The present-day U.S. military qualifies by any measure as highly professional, much more so than its Cold War predecessor. Yet the purpose of today’s professionals is not to preserve peace but to fight unending wars in distant places. Intoxicated by a post-Cold War belief in its own omnipotence, the United States allowed itself to be drawn into a long series of armed conflicts, almost all of them yielding unintended consequences and imposing greater than anticipated costs. Since the end of the Cold War, U.S. forces have destroyed many targets and killed many people. Only rarely, however, have they succeeded in accomplishing their assigned political purposes. . . . [F]rom our present vantage point, it becomes apparent that the “Revolution of ‘89” did not initiate a new era of history. At most, the events of that year fostered various unhelpful illusions that impeded our capacity to recognize and respond to the forces of change that actually matter.

Andrew Bacevich


Sunday, January 30, 2011

News of the Day for Sunday, January 30, 2011

Reported Security Incidents

Baghdad

Gunmen using silenced weapons kill an Interior Ministry officer in Mansour. In a similar attack, a police officer is killed in Uteifiya on Saturday night.

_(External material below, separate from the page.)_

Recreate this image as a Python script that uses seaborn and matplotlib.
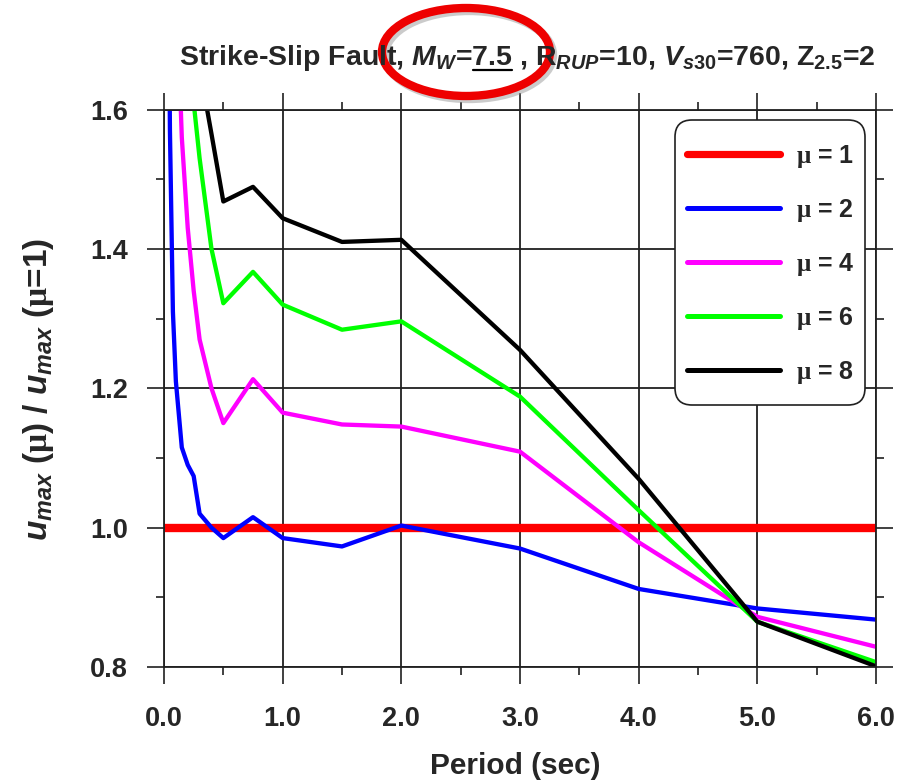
import numpy as np
import pandas as pd
import matplotlib
matplotlib.use("Agg")
import matplotlib.pyplot as plt
import seaborn as sns
from matplotlib.patches import Ellipse, FancyBboxPatch
from matplotlib.lines import Line2D
from matplotlib.ticker import MultipleLocator, FormatStrFormatter
from matplotlib.transforms import IdentityTransform

# data (ratio of max displacement, per ductility)
periods = [0.01, 0.02, 0.03, 0.05, 0.075, 0.1, 0.15, 0.2, 0.25, 0.3, 0.4,
           0.5, 0.75, 1.0, 1.5, 2.0, 3.0, 4.0, 5.0, 6.0]
nan = np.nan
ratio_mu1 = [1.0] * len(periods)
ratio_mu2 = [nan, nan, 2.0, 1.57, 1.31, 1.21, 1.115, 1.09, 1.074, 1.02, 1.0,
             0.985, 1.015, 0.985, 0.973, 1.003, 0.970, 0.912, 0.884, 0.868]
ratio_mu4 = [nan, nan, nan, nan, nan, 1.80, 1.56, 1.43, 1.34, 1.27, 1.20,
             1.15, 1.213, 1.165, 1.148, 1.145, 1.109, 0.979, 0.872, 0.829]
ratio_mu6 = [nan, nan, nan, nan, nan, nan, nan, 1.78, 1.61, 1.53, 1.40,
             1.322, 1.367, 1.32, 1.284, 1.296, 1.188, 1.025, 0.865, 0.807]
ratio_mu8 = [nan, nan, nan, nan, nan, nan, nan, nan, nan, 1.66, 1.565,
             1.468, 1.489, 1.444, 1.41, 1.413, 1.255, 1.070, 0.865, 0.801]

mu_labels = ["1", "2", "4", "6", "8"]
colors = ["#ff0000", "#0000ff", "#ff00ff", "#00ff00", "#000000"]

frames = []
for mu, vals in zip(mu_labels, [ratio_mu1, ratio_mu2, ratio_mu4, ratio_mu6, ratio_mu8]):
    frames.append(pd.DataFrame({"period": periods, "ratio": vals, "mu": mu}))
df = pd.concat(frames, ignore_index=True).dropna()

sns.set_theme(style="white")
plt.rcParams["font.family"] = ["Liberation Sans", "DejaVu Sans"]
plt.rcParams["font.weight"] = "bold"
plt.rcParams["mathtext.fontset"] = "custom"
plt.rcParams["mathtext.rm"] = "Liberation Sans:bold"
plt.rcParams["mathtext.it"] = "Liberation Sans:italic:bold"
plt.rcParams["mathtext.bf"] = "Liberation Sans:bold"
plt.rcParams["mathtext.sf"] = "Liberation Serif"

W, H = 904, 780
fig = plt.figure(figsize=(W / 100, H / 100), dpi=100)
ax = fig.add_axes([164 / W, 1 - 667 / H, 712 / W, 557.5 / H])

sns.lineplot(data=df, x="period", y="ratio", hue="mu", size="mu",
             hue_order=mu_labels, palette=dict(zip(mu_labels, colors)),
             sizes={"1": 6.0, "2": 3.1, "4": 3.1, "6": 3.1, "8": 3.1},
             size_order=mu_labels, errorbar=None, legend=False, ax=ax)
for ln in ax.lines:
    ln.set_solid_capstyle("butt")

ax.set_xlim(0, 6)
ax.set_ylim(0.8, 1.6)
ax.xaxis.set_major_locator(MultipleLocator(1.0))
ax.xaxis.set_minor_locator(MultipleLocator(0.5))
ax.yaxis.set_major_locator(MultipleLocator(0.2))
ax.yaxis.set_minor_locator(MultipleLocator(0.1))
ax.xaxis.set_major_formatter(FormatStrFormatter("%.1f"))
ax.yaxis.set_major_formatter(FormatStrFormatter("%.1f"))
ax.grid(True, which="major", color="#202020", linewidth=1.3)
ax.set_axisbelow(True)
ax.tick_params(which="both", bottom=True, left=True, top=True, right=True,
               direction="out", color="#202020", width=1.2)
ax.tick_params(which="major", length=12, labelsize=19.5)
ax.tick_params(axis="x", which="major", pad=16)
ax.tick_params(axis="y", which="major", pad=14)
ax.tick_params(which="minor", length=5.5)
for lab in ax.get_xticklabels() + ax.get_yticklabels():
    lab.set_fontweight("bold")
for sp in ax.spines.values():
    sp.set_color("#202020")
    sp.set_linewidth(1.3)

ax.set_xlabel("Period (sec)", fontsize=21.5, fontweight="bold")
ax.xaxis.set_label_coords(0.493, -0.152)
ax.set_ylabel(r"$u_{max}$ ($\mathsf{\mu}$) / $u_{max}$ ($\mathsf{\mu}$=1)",
              fontsize=24, fontweight="bold")
ax.yaxis.set_label_coords(-0.152, 0.497)

# legend: rounded frame drawn separately, entries placed inside it
frame = FancyBboxPatch((675, H - 405), 190, 285, boxstyle="round,pad=0,rounding_size=17",
                       transform=IdentityTransform(), facecolor="white",
                       edgecolor="#202020", lw=1.2, zorder=5)
fig.add_artist(frame)
handles = [Line2D([0], [0], color=c, lw=(5.2 if i == 0 else 3.6)) for i, c in enumerate(colors)]
labels = [r"$\mathsf{\mu}$ = " + m for m in mu_labels]
leg = fig.legend(handles, labels, loc="upper left", bbox_to_anchor=(687, H - 143),
                 bbox_transform=IdentityTransform(), borderaxespad=0, borderpad=0,
                 fontsize=18, handlelength=3.7, handletextpad=0.65,
                 labelspacing=1.08, frameon=False)
leg.set_zorder(6)

title = r"Strike-Slip Fault, $M_W$=7.5 , R$_{RUP}$=10, $V_{s30}$=760, Z$_{2.5}$=2"
fs_t = 20.5
ttl = fig.text(527 / W, 1 - 65 / H, title, ha="center", va="baseline",
               fontsize=fs_t, fontweight="bold")

# underline under 7.5
fig.canvas.draw()
r = fig.canvas.get_renderer()
bb = ttl.get_window_extent(r)
pre1 = fig.text(0, 0, r"Strike-Slip Fault, $M_W$=", fontsize=fs_t, fontweight="bold")
pre2 = fig.text(0, 0, r"Strike-Slip Fault, $M_W$=7.5", fontsize=fs_t, fontweight="bold")
w1 = pre1.get_window_extent(r).width
w2 = pre2.get_window_extent(r).width
pre1.remove()
pre2.remove()
uy = H - 70
fig.add_artist(Line2D([bb.x0 + w1 + 1, bb.x0 + w2], [uy, uy], color="black",
                      lw=1.6, transform=IdentityTransform()))

# red ellipse marking the magnitude
shadow = Ellipse((469, H - 55), 168, 88, transform=IdentityTransform(),
                 fill=False, edgecolor="#999999", lw=6, alpha=0.5)
fig.add_artist(shadow)
ring = Ellipse((466, H - 52), 168, 88, transform=IdentityTransform(),
               fill=False, edgecolor="#ee0000", lw=6)
fig.add_artist(ring)

fig.savefig("out.png", dpi=100)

Baghdad Operations Command says it has discovered 63 rockets in the past 24 hours.

Other News of the Day

Claiming inspiration from the uprising in Egypt, Kurdistan's opposition Gorran Party calls for the Kurdistan government to resign. The two parties which have long divided power in Kurdistan -- Patriotic Union of Kurdistan and the Kurdistan Democratic Party -- rebuffed the statement.

Iraq offers to evacuate any of its citizens who care to leave Egypt. AP notes, "Sunday's offer is a role reversal since many of the Iraqis living in Egypt fled their homeland because of rampant violence, with near-daily attacks still continuing."

AP's Bushra Juhi and Kim Gamel discuss Iraqis' view of the uprising in Egypt. They look at scenes of looting with foreboding but also admire people for rising up against corruption, unemployment, and undemocratic rule. Hmm.

U.S. special inspector general for Iraq reconstruction Stewart Bowen expresses reservations about the readiness of Iraqi security forces as the U.S. prepares for final departure. "Though advances continue to be made, corruption, lack of capacity to handle logistics and an absence of realistic planning threaten to undermine the security infrastructure and equipment introduced into Iraq by U.S.-led forces. . ."

Afghanistan Update

Suicide bomber on a motorcycle kills the deputy governor of Kandahar province, Abdul Latif Ashna and injures three of his bodyguards.

Gunmen in southwest Pakistan attack three trucks recently returned from delivering supplies to NATO forces in Afghanistan.

Department of Hmmm, okay: Afghanistan will sign an agreement with the UN to end recruitment of children as police, and end the practice of child sex slavery by military commanders. This apparently represents the first official acknowledgment that keeping boys as sex slaves is a problem in Afghanistan. It turns out to be a long-standing tradition. (We have noted it here before, but it gets almost no attention from the U.S. corporate media. Obviously it is not consistent with the mythology of our noble Afghan allies.)